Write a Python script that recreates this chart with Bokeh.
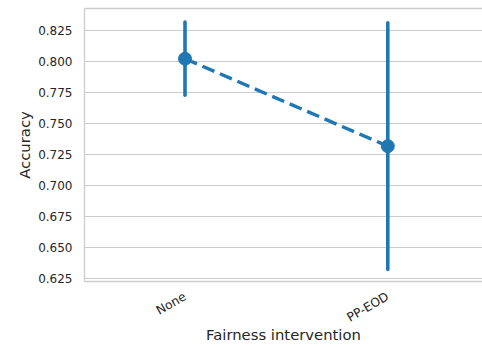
++++++++
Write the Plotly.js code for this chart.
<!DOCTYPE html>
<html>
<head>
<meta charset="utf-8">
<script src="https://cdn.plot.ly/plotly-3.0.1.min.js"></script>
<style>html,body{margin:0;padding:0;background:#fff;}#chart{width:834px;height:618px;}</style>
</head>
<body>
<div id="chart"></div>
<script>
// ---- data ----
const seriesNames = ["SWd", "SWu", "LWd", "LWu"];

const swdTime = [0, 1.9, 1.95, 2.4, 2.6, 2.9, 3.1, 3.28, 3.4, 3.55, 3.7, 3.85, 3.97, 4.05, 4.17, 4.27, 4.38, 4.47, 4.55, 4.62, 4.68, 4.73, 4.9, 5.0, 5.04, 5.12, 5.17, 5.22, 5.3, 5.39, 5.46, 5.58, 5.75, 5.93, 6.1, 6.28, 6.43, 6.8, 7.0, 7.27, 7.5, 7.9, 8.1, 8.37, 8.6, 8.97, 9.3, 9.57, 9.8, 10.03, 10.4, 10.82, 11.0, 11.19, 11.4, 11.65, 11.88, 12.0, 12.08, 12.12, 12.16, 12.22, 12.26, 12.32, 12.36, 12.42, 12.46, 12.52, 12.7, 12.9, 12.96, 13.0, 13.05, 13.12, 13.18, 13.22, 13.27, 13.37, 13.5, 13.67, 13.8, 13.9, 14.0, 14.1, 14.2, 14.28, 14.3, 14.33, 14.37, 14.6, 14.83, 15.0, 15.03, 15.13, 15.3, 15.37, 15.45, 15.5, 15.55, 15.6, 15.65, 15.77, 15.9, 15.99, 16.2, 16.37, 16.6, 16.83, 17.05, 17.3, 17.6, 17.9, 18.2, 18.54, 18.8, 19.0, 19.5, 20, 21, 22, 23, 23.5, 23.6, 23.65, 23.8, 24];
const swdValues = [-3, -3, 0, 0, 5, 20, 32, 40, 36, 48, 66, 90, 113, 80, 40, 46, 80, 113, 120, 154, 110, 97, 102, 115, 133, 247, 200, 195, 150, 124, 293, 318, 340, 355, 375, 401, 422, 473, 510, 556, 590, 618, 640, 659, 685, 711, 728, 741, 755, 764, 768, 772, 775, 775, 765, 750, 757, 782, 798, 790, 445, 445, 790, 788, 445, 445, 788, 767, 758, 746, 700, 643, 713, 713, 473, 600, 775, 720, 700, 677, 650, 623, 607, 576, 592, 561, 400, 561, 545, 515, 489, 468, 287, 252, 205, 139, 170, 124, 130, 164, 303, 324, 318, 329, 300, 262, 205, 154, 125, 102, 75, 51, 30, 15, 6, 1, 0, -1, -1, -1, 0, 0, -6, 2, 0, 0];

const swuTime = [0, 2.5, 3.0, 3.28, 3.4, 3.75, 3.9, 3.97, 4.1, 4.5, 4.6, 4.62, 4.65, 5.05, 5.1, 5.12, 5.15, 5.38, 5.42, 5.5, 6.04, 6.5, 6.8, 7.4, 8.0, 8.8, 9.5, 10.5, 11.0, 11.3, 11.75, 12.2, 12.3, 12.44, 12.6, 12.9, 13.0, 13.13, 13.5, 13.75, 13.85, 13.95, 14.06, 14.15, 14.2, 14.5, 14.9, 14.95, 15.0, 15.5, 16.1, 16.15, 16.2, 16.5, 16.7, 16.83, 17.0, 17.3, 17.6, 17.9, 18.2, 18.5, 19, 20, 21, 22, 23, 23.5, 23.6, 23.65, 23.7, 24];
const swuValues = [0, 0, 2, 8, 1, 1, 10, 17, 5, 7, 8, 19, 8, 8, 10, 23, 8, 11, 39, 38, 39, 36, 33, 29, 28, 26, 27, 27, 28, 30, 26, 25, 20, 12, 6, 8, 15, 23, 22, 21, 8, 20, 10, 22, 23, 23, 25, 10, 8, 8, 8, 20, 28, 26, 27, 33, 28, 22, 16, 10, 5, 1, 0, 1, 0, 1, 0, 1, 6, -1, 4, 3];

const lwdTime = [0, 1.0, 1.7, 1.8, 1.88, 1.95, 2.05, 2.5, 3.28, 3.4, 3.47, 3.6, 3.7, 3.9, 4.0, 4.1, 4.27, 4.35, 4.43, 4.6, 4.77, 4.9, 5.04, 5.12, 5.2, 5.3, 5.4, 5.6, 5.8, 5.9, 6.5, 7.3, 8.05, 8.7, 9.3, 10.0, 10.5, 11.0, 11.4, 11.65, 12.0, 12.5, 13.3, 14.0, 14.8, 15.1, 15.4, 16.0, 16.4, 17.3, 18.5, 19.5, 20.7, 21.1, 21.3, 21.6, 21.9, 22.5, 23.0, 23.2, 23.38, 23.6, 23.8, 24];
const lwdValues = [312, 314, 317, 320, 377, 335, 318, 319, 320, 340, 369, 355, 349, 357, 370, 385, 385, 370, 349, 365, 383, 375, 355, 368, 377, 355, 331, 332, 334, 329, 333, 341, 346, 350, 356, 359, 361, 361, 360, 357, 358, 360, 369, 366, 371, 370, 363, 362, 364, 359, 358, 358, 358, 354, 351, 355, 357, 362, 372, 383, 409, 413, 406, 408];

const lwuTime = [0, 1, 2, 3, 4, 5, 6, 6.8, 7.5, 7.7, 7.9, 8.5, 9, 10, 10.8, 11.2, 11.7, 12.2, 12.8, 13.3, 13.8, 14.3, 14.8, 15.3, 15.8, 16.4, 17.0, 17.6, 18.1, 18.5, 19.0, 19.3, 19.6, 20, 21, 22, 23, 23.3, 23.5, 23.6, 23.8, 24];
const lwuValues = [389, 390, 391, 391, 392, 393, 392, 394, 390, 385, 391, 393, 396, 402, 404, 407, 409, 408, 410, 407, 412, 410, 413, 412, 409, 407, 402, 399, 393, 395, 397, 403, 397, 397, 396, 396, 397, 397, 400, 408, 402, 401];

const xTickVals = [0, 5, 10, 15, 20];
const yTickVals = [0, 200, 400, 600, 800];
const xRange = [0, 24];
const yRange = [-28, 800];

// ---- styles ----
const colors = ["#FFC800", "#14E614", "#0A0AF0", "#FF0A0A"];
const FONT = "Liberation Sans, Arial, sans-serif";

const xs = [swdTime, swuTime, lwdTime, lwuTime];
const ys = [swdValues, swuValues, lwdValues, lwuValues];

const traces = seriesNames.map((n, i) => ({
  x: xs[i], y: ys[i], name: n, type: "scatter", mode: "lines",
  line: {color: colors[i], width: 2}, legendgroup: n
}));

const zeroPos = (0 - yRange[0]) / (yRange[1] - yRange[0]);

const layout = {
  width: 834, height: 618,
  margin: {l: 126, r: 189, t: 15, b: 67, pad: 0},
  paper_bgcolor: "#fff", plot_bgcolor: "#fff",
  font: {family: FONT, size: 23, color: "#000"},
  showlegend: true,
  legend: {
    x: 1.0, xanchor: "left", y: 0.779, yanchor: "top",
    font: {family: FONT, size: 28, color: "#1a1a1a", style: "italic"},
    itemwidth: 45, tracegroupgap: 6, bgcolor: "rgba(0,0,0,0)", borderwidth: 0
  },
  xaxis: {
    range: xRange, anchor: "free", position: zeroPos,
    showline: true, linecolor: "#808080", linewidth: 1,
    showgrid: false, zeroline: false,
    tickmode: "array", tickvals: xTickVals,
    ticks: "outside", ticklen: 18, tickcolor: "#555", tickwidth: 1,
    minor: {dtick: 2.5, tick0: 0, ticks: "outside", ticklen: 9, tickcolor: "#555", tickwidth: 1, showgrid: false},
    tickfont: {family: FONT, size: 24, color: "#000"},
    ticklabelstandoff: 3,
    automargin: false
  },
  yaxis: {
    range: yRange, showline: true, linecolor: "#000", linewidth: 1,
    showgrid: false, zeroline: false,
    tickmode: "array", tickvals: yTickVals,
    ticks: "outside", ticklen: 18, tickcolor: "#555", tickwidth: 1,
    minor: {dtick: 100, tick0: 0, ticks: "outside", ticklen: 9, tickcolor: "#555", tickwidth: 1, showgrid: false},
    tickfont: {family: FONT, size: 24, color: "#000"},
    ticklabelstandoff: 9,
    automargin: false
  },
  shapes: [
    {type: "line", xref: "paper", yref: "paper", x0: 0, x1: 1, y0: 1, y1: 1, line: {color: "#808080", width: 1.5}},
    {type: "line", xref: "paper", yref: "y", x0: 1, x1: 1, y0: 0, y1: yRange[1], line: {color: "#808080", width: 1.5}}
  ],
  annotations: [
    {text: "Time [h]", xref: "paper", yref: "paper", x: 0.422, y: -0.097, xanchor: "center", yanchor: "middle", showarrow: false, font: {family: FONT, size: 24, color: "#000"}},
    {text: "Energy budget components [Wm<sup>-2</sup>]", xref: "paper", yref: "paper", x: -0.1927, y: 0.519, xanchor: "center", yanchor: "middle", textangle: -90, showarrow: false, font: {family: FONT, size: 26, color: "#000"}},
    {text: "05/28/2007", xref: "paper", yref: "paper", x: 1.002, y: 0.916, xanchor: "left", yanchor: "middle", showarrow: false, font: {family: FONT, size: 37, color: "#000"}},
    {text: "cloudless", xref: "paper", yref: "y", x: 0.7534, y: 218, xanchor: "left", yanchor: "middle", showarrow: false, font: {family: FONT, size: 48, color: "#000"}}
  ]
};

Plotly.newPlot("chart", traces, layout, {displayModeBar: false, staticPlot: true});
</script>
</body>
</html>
++++++++
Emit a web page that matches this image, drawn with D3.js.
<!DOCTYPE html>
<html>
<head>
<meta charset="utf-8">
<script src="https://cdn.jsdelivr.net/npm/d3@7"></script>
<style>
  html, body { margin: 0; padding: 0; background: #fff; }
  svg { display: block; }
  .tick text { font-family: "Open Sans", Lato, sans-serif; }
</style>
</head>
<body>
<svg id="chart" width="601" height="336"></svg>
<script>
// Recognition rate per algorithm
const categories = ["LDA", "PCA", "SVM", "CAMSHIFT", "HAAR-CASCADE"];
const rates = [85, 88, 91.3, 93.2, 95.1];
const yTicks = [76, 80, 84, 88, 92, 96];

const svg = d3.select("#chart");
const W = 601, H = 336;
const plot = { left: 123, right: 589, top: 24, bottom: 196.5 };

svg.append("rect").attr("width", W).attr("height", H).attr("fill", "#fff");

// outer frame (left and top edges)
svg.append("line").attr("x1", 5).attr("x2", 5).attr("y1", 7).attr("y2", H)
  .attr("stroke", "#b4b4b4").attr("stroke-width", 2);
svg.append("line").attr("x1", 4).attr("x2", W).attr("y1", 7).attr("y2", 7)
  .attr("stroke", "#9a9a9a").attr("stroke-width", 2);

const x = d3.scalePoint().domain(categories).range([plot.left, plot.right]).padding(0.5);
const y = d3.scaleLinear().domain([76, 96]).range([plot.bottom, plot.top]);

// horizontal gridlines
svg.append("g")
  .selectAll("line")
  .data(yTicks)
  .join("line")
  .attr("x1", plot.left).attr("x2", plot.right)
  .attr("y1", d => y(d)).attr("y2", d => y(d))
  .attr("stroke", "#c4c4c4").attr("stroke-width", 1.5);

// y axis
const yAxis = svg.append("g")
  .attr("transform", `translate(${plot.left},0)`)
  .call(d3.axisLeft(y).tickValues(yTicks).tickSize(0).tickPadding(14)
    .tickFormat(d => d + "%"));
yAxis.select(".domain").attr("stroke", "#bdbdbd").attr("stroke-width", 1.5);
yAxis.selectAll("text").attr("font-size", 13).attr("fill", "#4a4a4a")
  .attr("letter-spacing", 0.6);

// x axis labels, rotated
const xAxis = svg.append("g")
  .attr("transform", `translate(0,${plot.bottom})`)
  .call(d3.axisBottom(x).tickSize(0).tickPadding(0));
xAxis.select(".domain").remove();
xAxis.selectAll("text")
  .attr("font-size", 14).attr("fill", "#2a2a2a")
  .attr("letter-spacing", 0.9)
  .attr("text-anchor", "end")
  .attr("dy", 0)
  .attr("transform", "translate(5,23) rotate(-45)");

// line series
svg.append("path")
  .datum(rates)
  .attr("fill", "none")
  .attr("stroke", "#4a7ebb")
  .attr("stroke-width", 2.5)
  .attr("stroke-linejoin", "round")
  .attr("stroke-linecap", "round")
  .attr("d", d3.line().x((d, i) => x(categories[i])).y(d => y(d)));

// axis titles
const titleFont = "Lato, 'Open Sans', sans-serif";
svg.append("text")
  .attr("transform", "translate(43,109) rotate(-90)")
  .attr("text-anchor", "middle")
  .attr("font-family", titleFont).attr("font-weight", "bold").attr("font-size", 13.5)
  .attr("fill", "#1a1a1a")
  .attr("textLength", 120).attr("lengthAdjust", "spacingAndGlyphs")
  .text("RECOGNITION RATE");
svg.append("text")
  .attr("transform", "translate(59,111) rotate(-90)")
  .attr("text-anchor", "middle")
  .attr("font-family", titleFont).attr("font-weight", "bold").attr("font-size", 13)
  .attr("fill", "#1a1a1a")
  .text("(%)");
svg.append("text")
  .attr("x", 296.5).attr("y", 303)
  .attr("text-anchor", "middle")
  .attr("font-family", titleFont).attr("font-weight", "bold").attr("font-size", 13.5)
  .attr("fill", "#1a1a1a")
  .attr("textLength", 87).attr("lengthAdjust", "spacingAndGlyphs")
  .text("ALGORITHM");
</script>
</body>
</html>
++++++++
• WHAT TO WORK ON
Output, from the data above, the lines from the line with "Emit a web page" to the line with "24, bottom: 196.5" exactly as they stand, both ends included and nothing else.

• ANSWER FOR THE TASK
Emit a web page that matches this image, drawn with D3.js.
<!DOCTYPE html>
<html>
<head>
<meta charset="utf-8">
<script src="https://cdn.jsdelivr.net/npm/d3@7"></script>
<style>
  html, body { margin: 0; padding: 0; background: #fff; }
  svg { display: block; }
  .tick text { font-family: "Open Sans", Lato, sans-serif; }
</style>
</head>
<body>
<svg id="chart" width="601" height="336"></svg>
<script>
// Recognition rate per algorithm
const categories = ["LDA", "PCA", "SVM", "CAMSHIFT", "HAAR-CASCADE"];
const rates = [85, 88, 91.3, 93.2, 95.1];
const yTicks = [76, 80, 84, 88, 92, 96];

const svg = d3.select("#chart");
const W = 601, H = 336;
const plot = { left: 123, right: 589, top: 24, bottom: 196.5 };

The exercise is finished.